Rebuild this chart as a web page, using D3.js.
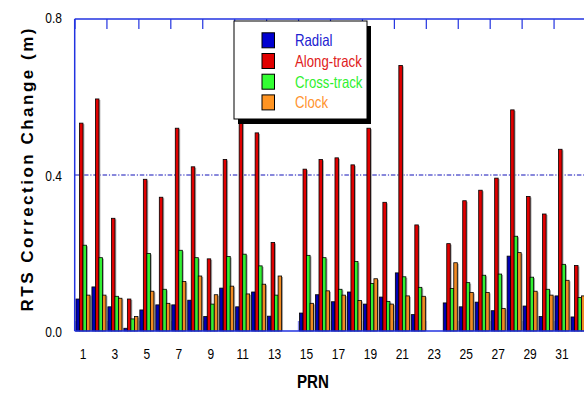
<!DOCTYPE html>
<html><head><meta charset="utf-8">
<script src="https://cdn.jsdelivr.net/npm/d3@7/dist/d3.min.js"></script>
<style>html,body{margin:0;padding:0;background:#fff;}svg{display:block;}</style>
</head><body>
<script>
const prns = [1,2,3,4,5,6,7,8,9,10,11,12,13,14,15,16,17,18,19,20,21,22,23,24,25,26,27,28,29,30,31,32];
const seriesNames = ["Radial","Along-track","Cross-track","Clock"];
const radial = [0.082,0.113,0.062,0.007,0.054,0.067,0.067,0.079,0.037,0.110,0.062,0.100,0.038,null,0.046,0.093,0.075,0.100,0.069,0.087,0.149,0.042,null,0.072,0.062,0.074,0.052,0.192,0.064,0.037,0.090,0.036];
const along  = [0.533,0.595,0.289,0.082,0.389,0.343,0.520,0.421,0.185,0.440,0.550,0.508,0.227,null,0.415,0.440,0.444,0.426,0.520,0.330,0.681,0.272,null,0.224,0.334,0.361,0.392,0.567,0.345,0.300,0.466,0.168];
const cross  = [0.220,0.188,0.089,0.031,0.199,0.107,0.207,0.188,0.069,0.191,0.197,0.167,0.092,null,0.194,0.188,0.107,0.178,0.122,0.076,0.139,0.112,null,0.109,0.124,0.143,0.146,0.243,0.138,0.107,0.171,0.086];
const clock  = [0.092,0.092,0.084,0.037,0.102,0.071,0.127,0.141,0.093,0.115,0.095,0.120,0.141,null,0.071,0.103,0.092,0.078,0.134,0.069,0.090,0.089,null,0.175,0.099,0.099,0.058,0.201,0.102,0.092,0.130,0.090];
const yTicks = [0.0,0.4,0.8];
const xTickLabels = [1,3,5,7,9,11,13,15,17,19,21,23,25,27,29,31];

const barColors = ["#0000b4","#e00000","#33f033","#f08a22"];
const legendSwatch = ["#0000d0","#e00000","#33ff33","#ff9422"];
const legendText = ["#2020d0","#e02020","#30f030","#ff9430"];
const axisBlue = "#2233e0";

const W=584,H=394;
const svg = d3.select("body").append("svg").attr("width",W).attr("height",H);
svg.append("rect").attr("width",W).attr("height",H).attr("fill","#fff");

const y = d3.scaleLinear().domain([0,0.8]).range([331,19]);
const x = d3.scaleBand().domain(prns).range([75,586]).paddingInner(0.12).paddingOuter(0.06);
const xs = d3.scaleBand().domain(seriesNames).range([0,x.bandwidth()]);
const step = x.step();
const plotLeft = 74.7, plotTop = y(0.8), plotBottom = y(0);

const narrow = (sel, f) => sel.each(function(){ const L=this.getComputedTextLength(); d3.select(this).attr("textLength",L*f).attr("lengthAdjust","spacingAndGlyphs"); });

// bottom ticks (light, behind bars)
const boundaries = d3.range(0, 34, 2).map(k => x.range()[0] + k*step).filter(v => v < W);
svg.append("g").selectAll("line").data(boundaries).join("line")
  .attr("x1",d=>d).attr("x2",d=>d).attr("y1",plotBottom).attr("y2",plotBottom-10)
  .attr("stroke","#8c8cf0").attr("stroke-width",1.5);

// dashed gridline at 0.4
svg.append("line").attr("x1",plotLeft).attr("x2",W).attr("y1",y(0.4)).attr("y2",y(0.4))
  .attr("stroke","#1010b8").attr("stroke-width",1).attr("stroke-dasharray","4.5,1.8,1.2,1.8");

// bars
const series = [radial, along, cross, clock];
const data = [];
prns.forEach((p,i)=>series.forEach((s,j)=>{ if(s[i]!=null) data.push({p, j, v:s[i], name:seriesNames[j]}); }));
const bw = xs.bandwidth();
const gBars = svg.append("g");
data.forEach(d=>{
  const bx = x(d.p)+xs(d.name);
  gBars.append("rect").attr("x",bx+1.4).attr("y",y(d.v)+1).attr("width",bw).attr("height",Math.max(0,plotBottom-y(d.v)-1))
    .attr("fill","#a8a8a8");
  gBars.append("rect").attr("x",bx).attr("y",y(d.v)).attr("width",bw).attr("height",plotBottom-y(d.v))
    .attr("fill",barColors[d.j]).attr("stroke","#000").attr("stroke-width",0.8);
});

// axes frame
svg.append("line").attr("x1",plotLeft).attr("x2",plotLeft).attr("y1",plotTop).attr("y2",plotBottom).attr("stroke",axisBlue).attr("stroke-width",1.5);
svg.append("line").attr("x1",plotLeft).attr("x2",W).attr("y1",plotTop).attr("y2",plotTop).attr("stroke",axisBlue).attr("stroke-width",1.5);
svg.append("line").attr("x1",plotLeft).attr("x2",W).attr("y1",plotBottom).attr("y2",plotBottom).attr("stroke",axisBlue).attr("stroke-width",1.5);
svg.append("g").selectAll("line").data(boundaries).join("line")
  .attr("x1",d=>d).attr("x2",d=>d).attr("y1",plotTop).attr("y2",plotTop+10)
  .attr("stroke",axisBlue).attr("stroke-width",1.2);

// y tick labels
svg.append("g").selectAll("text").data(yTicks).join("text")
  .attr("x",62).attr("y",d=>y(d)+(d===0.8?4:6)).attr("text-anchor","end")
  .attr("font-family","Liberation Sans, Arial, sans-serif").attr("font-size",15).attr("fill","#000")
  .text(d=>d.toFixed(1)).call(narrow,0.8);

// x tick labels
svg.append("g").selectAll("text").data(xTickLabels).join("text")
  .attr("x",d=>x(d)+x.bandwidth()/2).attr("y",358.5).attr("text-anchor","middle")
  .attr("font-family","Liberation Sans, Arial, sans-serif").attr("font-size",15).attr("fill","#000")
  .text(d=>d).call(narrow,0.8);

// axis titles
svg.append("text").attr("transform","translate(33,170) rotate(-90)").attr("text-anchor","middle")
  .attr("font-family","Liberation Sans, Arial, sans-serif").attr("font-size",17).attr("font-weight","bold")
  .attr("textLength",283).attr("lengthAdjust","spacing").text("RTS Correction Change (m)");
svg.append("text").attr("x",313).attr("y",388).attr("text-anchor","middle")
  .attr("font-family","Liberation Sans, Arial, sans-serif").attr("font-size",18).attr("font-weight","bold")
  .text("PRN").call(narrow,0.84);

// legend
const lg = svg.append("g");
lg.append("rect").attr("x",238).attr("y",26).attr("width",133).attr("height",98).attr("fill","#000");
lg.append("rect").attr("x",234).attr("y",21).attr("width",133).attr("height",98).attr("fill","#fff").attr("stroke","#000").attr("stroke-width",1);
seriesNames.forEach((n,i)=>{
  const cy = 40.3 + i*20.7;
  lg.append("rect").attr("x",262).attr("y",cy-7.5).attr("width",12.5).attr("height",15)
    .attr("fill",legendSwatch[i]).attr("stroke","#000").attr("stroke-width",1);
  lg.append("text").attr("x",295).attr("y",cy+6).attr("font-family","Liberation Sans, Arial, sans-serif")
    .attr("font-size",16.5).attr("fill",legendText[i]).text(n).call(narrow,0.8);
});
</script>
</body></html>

================

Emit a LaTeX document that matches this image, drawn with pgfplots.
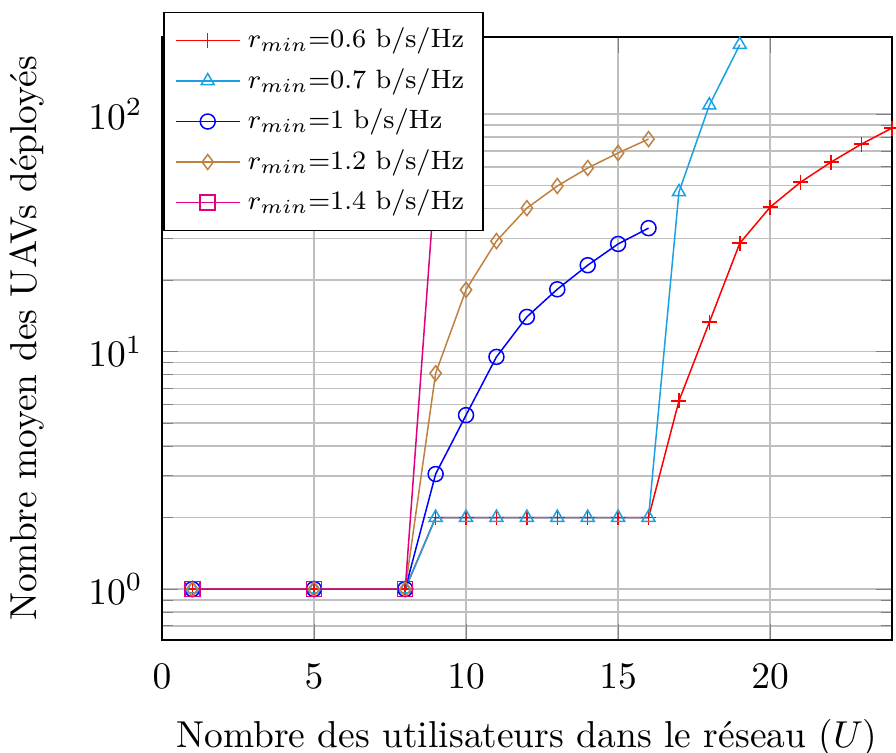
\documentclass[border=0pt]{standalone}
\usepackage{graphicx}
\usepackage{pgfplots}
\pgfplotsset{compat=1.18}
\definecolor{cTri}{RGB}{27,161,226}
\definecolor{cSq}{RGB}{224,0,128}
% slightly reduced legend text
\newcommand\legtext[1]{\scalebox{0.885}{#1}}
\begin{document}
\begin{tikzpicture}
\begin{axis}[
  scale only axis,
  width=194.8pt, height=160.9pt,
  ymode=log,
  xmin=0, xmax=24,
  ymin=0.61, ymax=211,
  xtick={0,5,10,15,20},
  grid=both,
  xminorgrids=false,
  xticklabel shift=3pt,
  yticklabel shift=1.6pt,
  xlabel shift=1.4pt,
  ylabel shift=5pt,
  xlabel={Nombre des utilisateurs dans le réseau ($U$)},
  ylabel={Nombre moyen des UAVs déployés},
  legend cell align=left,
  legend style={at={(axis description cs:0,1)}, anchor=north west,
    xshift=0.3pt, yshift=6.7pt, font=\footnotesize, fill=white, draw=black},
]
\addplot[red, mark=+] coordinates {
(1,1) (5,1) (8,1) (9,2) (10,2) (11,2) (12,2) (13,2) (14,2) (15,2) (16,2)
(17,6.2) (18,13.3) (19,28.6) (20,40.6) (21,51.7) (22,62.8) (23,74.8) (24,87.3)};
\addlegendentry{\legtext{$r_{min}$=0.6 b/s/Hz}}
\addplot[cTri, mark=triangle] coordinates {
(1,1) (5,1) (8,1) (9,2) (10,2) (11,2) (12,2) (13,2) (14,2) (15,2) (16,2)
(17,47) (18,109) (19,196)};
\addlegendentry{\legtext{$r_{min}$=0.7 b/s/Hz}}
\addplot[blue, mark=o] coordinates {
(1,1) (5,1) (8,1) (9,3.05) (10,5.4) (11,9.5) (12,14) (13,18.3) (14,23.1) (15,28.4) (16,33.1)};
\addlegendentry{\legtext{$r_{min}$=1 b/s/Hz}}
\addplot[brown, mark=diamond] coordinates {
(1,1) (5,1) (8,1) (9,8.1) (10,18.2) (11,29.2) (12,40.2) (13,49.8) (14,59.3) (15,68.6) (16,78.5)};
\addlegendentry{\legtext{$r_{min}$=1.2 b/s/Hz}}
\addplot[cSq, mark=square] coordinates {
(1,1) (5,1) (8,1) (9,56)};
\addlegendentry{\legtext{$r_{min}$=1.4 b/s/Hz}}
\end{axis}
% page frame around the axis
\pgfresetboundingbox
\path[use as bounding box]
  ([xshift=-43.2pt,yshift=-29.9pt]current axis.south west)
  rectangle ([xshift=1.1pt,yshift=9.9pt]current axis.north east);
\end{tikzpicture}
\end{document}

================

* **The problem**
Give back, unchanged, each line from the one containing "Rebuild this chart" through the one containing "const plotLeft = 74.7, plotTop". Pictures are to be left out.

* **Output for this exercise**
Rebuild this chart as a web page, using D3.js.
<!DOCTYPE html>
<html><head><meta charset="utf-8">
<script src="https://cdn.jsdelivr.net/npm/d3@7/dist/d3.min.js"></script>
<style>html,body{margin:0;padding:0;background:#fff;}svg{display:block;}</style>
</head><body>
<script>
const prns = [1,2,3,4,5,6,7,8,9,10,11,12,13,14,15,16,17,18,19,20,21,22,23,24,25,26,27,28,29,30,31,32];
const seriesNames = ["Radial","Along-track","Cross-track","Clock"];
const radial = [0.082,0.113,0.062,0.007,0.054,0.067,0.067,0.079,0.037,0.110,0.062,0.100,0.038,null,0.046,0.093,0.075,0.100,0.069,0.087,0.149,0.042,null,0.072,0.062,0.074,0.052,0.192,0.064,0.037,0.090,0.036];
const along  = [0.533,0.595,0.289,0.082,0.389,0.343,0.520,0.421,0.185,0.440,0.550,0.508,0.227,null,0.415,0.440,0.444,0.426,0.520,0.330,0.681,0.272,null,0.224,0.334,0.361,0.392,0.567,0.345,0.300,0.466,0.168];
const cross  = [0.220,0.188,0.089,0.031,0.199,0.107,0.207,0.188,0.069,0.191,0.197,0.167,0.092,null,0.194,0.188,0.107,0.178,0.122,0.076,0.139,0.112,null,0.109,0.124,0.143,0.146,0.243,0.138,0.107,0.171,0.086];
const clock  = [0.092,0.092,0.084,0.037,0.102,0.071,0.127,0.141,0.093,0.115,0.095,0.120,0.141,null,0.071,0.103,0.092,0.078,0.134,0.069,0.090,0.089,null,0.175,0.099,0.099,0.058,0.201,0.102,0.092,0.130,0.090];
const yTicks = [0.0,0.4,0.8];
const xTickLabels = [1,3,5,7,9,11,13,15,17,19,21,23,25,27,29,31];

const barColors = ["#0000b4","#e00000","#33f033","#f08a22"];
const legendSwatch = ["#0000d0","#e00000","#33ff33","#ff9422"];
const legendText = ["#2020d0","#e02020","#30f030","#ff9430"];
const axisBlue = "#2233e0";

const W=584,H=394;
const svg = d3.select("body").append("svg").attr("width",W).attr("height",H);
svg.append("rect").attr("width",W).attr("height",H).attr("fill","#fff");

const y = d3.scaleLinear().domain([0,0.8]).range([331,19]);
const x = d3.scaleBand().domain(prns).range([75,586]).paddingInner(0.12).paddingOuter(0.06);
const xs = d3.scaleBand().domain(seriesNames).range([0,x.bandwidth()]);
const step = x.step();
const plotLeft = 74.7, plotTop = y(0.8), plotBottom = y(0);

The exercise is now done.